How the Girls showrunner became a symbol of cancel culture’s excesses.

Lena Dunham, the subject of a thousand 2010s think pieces about whether or not she is problematic, has re-emerged from behind the curtain with her new memoir, Famesick. But this time around, the think pieces look different. Some of them are mea culpas addressed to Dunham.

“We owe Lena Dunham an apology,” declared Rachel Simon in a story for MS Now. The apology came with a caveat: “Dunham is, and always has been, a flawed figure. But she never deserved our hatred, nor the expectations placed on her to get everything right.”

“I was wrong about Lena Dunham,” proclaimed Sonia Soraiya at Slate. Soraiya argues that Dunham’s nervy, uncomfortable magnum opus Girls “activated” her own self-loathing, and that she and other critics of the era took it out on Dunham.

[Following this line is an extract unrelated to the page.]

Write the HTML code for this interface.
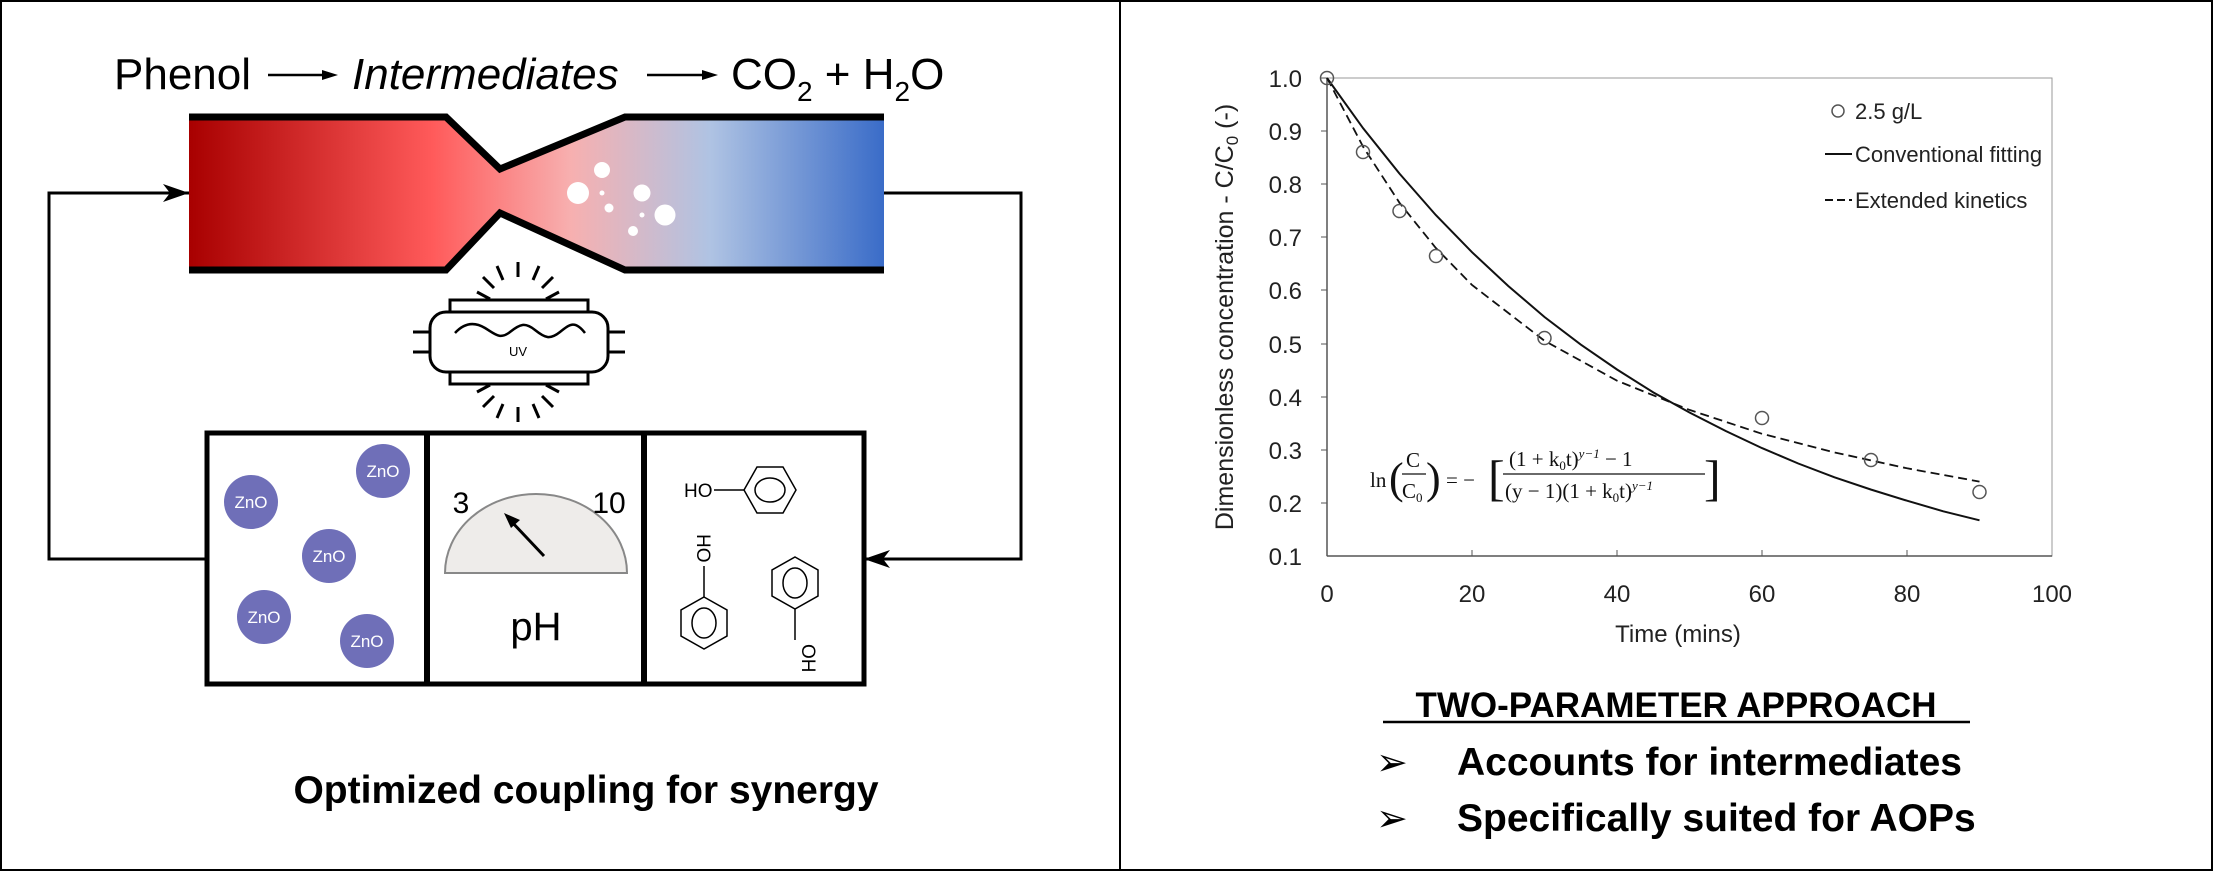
<!DOCTYPE html>
<html><head><meta charset="utf-8"><style>
html,body{margin:0;padding:0;background:#fff}
svg{display:block}
.s{font-family:"Liberation Sans",sans-serif}
.b{font-family:"Liberation Sans",sans-serif;font-weight:bold}
.r{font-family:"Liberation Serif",serif}
</style></head><body>
<svg width="2213" height="871" viewBox="0 0 2213 871" xmlns="http://www.w3.org/2000/svg">
<defs>
<linearGradient id="g" x1="189" y1="0" x2="884" y2="0" gradientUnits="userSpaceOnUse">
<stop offset="0" stop-color="#a80000"/>
<stop offset="0.35" stop-color="#ff5a5a"/>
<stop offset="0.55" stop-color="#f7b0b0"/>
<stop offset="0.75" stop-color="#afc3e3"/>
<stop offset="1" stop-color="#3a6cc8"/>
</linearGradient>
</defs>
<rect x="1" y="1" width="2211" height="869" fill="none" stroke="#000" stroke-width="2"/>
<line x1="1120" y1="0" x2="1120" y2="871" stroke="#000" stroke-width="2"/>

<!-- title -->
<text x="114" y="89" class="s" font-size="44">Phenol</text>
<line x1="268" y1="75" x2="330" y2="75" stroke="#000" stroke-width="2.5"/>
<polygon points="338,75 322,70 322,80" fill="#000"/>
<text x="352" y="89" class="s" font-size="44" font-style="italic">Intermediates</text>
<line x1="647" y1="75" x2="710" y2="75" stroke="#000" stroke-width="2.5"/>
<polygon points="718,75 702,70 702,80" fill="#000"/>
<text x="731" y="89" class="s" font-size="44">CO<tspan font-size="28" dy="12">2</tspan><tspan dy="-12"> + H</tspan><tspan font-size="28" dy="12">2</tspan><tspan dy="-12">O</tspan></text>

<!-- tube -->
<polygon points="189,117 446,117 500,169 625,117 884,117 884,270 625,270 500,213 446,270 189,270" fill="url(#g)"/>
<polyline points="189,117 446,117 500,169 625,117 884,117" fill="none" stroke="#000" stroke-width="7"/>
<polyline points="189,270 446,270 500,213 625,270 884,270" fill="none" stroke="#000" stroke-width="7"/>
<g fill="#fff">
<circle cx="578" cy="193" r="11"/><circle cx="602" cy="170" r="8"/><circle cx="602" cy="193" r="2.5"/>
<circle cx="609" cy="208" r="4.5"/><circle cx="642" cy="193" r="8.5"/><circle cx="642" cy="215" r="2.5"/>
<circle cx="665" cy="215" r="10.5"/><circle cx="633" cy="231" r="5"/>
</g>

<!-- loop -->
<polyline points="189,193 49,193 49,559 207,559" fill="none" stroke="#000" stroke-width="3"/>
<polygon points="189,193 163,184 170,193 163,202" fill="#000"/>
<polyline points="884,193 1021,193 1021,559 864,559" fill="none" stroke="#000" stroke-width="3"/>
<polygon points="864,559 890,550 883,559 890,568" fill="#000"/>

<!-- UV lamp -->
<g stroke="#000" stroke-width="3" fill="none">
<rect x="450" y="300" width="138" height="12" fill="#fff"/>
<rect x="450" y="372" width="138" height="12" fill="#fff"/>
<rect x="430" y="312" width="178" height="60" rx="16" fill="#fff"/>
<line x1="413" y1="332" x2="430" y2="332"/><line x1="413" y1="352" x2="430" y2="352"/>
<line x1="608" y1="332" x2="625" y2="332"/><line x1="608" y1="352" x2="625" y2="352"/>
<path d="M455,333 C465,322 475,322 485,328 S500,340 510,332 S525,322 535,330 S550,340 560,332 S575,320 585,333" stroke-width="2.5"/>
<line x1="518" y1="262" x2="518" y2="277"/><line x1="497" y1="266" x2="503" y2="280"/><line x1="539" y1="266" x2="533" y2="280"/>
<line x1="483" y1="277" x2="494" y2="288"/><line x1="553" y1="277" x2="542" y2="288"/>
<line x1="477" y1="292" x2="490" y2="299"/><line x1="559" y1="292" x2="546" y2="299"/>
<line x1="518" y1="407" x2="518" y2="422"/><line x1="497" y1="418" x2="503" y2="404"/><line x1="539" y1="418" x2="533" y2="404"/>
<line x1="483" y1="407" x2="494" y2="396"/><line x1="553" y1="407" x2="542" y2="396"/>
<line x1="477" y1="392" x2="490" y2="385"/><line x1="559" y1="392" x2="546" y2="385"/>
</g>
<text x="518" y="356" class="s" font-size="13" text-anchor="middle">UV</text>

<!-- boxes -->
<rect x="207" y="433" width="657" height="251" fill="none" stroke="#000" stroke-width="5"/>
<line x1="427" y1="433" x2="427" y2="684" stroke="#000" stroke-width="6"/>
<line x1="644" y1="433" x2="644" y2="684" stroke="#000" stroke-width="6"/>
<g fill="#6f6fb8">
<circle cx="251" cy="502" r="27"/><circle cx="383" cy="471" r="27"/><circle cx="329" cy="556" r="27"/>
<circle cx="264" cy="617" r="27"/><circle cx="367" cy="641" r="27"/>
</g>
<g class="s" font-size="17" fill="#fff" text-anchor="middle">
<text x="251" y="508">ZnO</text><text x="383" y="477">ZnO</text><text x="329" y="562">ZnO</text>
<text x="264" y="623">ZnO</text><text x="367" y="647">ZnO</text>
</g>
<!-- gauge -->
<path d="M445,573 A91,79 0 0 1 627,573 Z" fill="#eeecea" stroke="#888" stroke-width="2"/>
<line x1="544" y1="556" x2="510" y2="520" stroke="#000" stroke-width="3"/>
<polygon points="504,513 520,520 511,528" fill="#000"/>
<text x="461" y="513" class="s" font-size="30" text-anchor="middle">3</text>
<text x="609" y="513" class="s" font-size="30" text-anchor="middle">10</text>
<text x="536" y="640" class="s" font-size="40" text-anchor="middle">pH</text>
<!-- phenols -->
<g stroke="#000" stroke-width="1.5" fill="none">
<polygon points="744,490 757,467 783,467 796,490 783,513 757,513"/>
<ellipse cx="770" cy="490" rx="15" ry="12"/>
<line x1="714" y1="490" x2="744" y2="490"/>
<polygon points="704,597 727,610 727,636 704,649 681,636 681,610"/>
<ellipse cx="704" cy="623" rx="12" ry="15"/>
<line x1="704" y1="566" x2="704" y2="597"/>
<polygon points="795,557 818,570 818,596 795,609 772,596 772,570"/>
<ellipse cx="795" cy="583" rx="12" ry="15"/>
<line x1="795" y1="609" x2="795" y2="640"/>
</g>
<text x="684" y="497" class="s" font-size="19">HO</text>
<text x="0" y="0" class="s" font-size="19" transform="translate(697,534) rotate(90)">HO</text>
<text x="0" y="0" class="s" font-size="19" transform="translate(802,644) rotate(90)">OH</text>

<text x="586" y="803" class="b" font-size="39" text-anchor="middle">Optimized coupling for synergy</text>

<!-- chart -->
<rect x="1327" y="78" width="725" height="478" fill="none" stroke="#999" stroke-width="1"/>
<line x1="1327" y1="78" x2="1327" y2="556" stroke="#555" stroke-width="1.5"/>
<line x1="1327" y1="556" x2="2052" y2="556" stroke="#555" stroke-width="1.5"/>
<g stroke="#555" stroke-width="1">
<line x1="1472" y1="550" x2="1472" y2="556"/><line x1="1617" y1="550" x2="1617" y2="556"/>
<line x1="1762" y1="550" x2="1762" y2="556"/><line x1="1907" y1="550" x2="1907" y2="556"/>
<line x1="1321" y1="78" x2="1327" y2="78"/><line x1="1321" y1="131" x2="1327" y2="131"/>
<line x1="1321" y1="184" x2="1327" y2="184"/><line x1="1321" y1="237" x2="1327" y2="237"/>
<line x1="1321" y1="290" x2="1327" y2="290"/><line x1="1321" y1="344" x2="1327" y2="344"/>
<line x1="1321" y1="397" x2="1327" y2="397"/><line x1="1321" y1="450" x2="1327" y2="450"/>
<line x1="1321" y1="503" x2="1327" y2="503"/>
</g>
<g class="s" font-size="24" text-anchor="end" fill="#222">
<text x="1302" y="87">1.0</text><text x="1302" y="140">0.9</text><text x="1302" y="193">0.8</text>
<text x="1302" y="246">0.7</text><text x="1302" y="299">0.6</text><text x="1302" y="353">0.5</text>
<text x="1302" y="406">0.4</text><text x="1302" y="459">0.3</text><text x="1302" y="512">0.2</text>
<text x="1302" y="565">0.1</text>
</g>
<g class="s" font-size="24" text-anchor="middle" fill="#222">
<text x="1327" y="602">0</text><text x="1472" y="602">20</text><text x="1617" y="602">40</text>
<text x="1762" y="602">60</text><text x="1907" y="602">80</text><text x="2052" y="602">100</text>
<text x="1678" y="642">Time (mins)</text>
</g>
<text x="0" y="0" class="s" font-size="25" text-anchor="middle" fill="#222" transform="translate(1233,317) rotate(-90)">Dimensionless concentration - C/C<tspan font-size="17" dy="5">0</tspan><tspan dy="-5"> (-)</tspan></text>
<polyline fill="none" stroke="#111" stroke-width="2" points="1327,78 1363.25,128.4 1399.5,173.6 1435.75,215 1472,252.2 1508.25,286 1544.5,317 1580.75,344.6 1617,369.5 1653.25,392.4 1689.5,412.5 1725.75,431 1762,448.1 1798.25,463.5 1834.5,477.3 1870.75,489.5 1907,500.7 1943.25,511.3 1979.5,520.3"/>
<polyline fill="none" stroke="#111" stroke-width="1.8" stroke-dasharray="9,5" points="1327,78 1363.25,147 1399.5,202.8 1435.75,247.9 1472,285 1544.5,340.8 1617,380.7 1689.5,409.9 1762,433.8 1834.5,452.4 1907,468.3 1979.5,481.6"/>
<g fill="none" stroke="#555" stroke-width="1.5">
<circle cx="1327" cy="78" r="6.5"/><circle cx="1363" cy="152" r="6.5"/><circle cx="1399.5" cy="211" r="6.5"/>
<circle cx="1436" cy="256" r="6.5"/><circle cx="1544.5" cy="338" r="6.5"/><circle cx="1762" cy="418" r="6.5"/>
<circle cx="1871" cy="460" r="6.5"/><circle cx="1979.5" cy="492" r="6.5"/>
</g>
<circle cx="1838" cy="111" r="6" fill="none" stroke="#555" stroke-width="1.5"/>
<line x1="1825" y1="154" x2="1852" y2="154" stroke="#111" stroke-width="2"/>
<line x1="1825" y1="200" x2="1852" y2="200" stroke="#111" stroke-width="2" stroke-dasharray="8,4"/>
<g class="s" font-size="22" fill="#222">
<text x="1855" y="119">2.5 g/L</text><text x="1855" y="162">Conventional fitting</text><text x="1855" y="208">Extended kinetics</text>
</g>
<!-- equation -->
<g class="r" font-size="21" fill="#111">
<text x="1370" y="487">ln</text>
<text x="1389" y="493" font-size="44">(</text>
<text x="1406" y="467">C</text>
<line x1="1402" y1="474" x2="1426" y2="474" stroke="#111" stroke-width="1.3"/>
<text x="1402" y="498">C<tspan font-size="13" dy="4">0</tspan></text>
<text x="1426" y="493" font-size="44">)</text>
<text x="1446" y="487">= −</text>
<text x="1488" y="495" font-size="50">[</text>
<text x="1509" y="466">(1 + k<tspan font-size="13" dy="4">0</tspan><tspan dy="-4">t)</tspan><tspan font-size="13" dy="-8" font-style="italic">y−1</tspan><tspan dy="8"> − 1</tspan></text>
<line x1="1503" y1="474" x2="1705" y2="474" stroke="#111" stroke-width="1.3"/>
<text x="1505" y="498">(y − 1)(1 + k<tspan font-size="13" dy="4">0</tspan><tspan dy="-4">t)</tspan><tspan font-size="13" dy="-8" font-style="italic">y−1</tspan></text>
<text x="1704" y="495" font-size="50">]</text>
</g>

<text x="1676" y="717" class="b" font-size="35" text-anchor="middle">TWO-PARAMETER APPROACH</text>
<line x1="1383" y1="722" x2="1970" y2="722" stroke="#000" stroke-width="2.5"/>
<text x="1376" y="775" class="s" font-size="38">➢</text>
<text x="1376" y="831" class="s" font-size="38">➢</text>
<text x="1457" y="775" class="b" font-size="39">Accounts for intermediates</text>
<text x="1457" y="831" class="b" font-size="39">Specifically suited for AOPs</text>
</svg>
</body></html>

“I was one of Lena Dunham’s haters. I want to say I’m sorry,” wrote Dave Schilling at The Guardian. Dunham’s memoir, in which she writes vividly about how her early fame destroyed her mental and physical health, had Schilling rethinking the way he used to write about her. “Rarely did I think about the adverse effects of society turning her into a Wicker Man-style totem for us to set on fire,” he wrote. “To a lot of us, she stopped being a person and transformed into a symbol. I can’t think of anything more unfair.”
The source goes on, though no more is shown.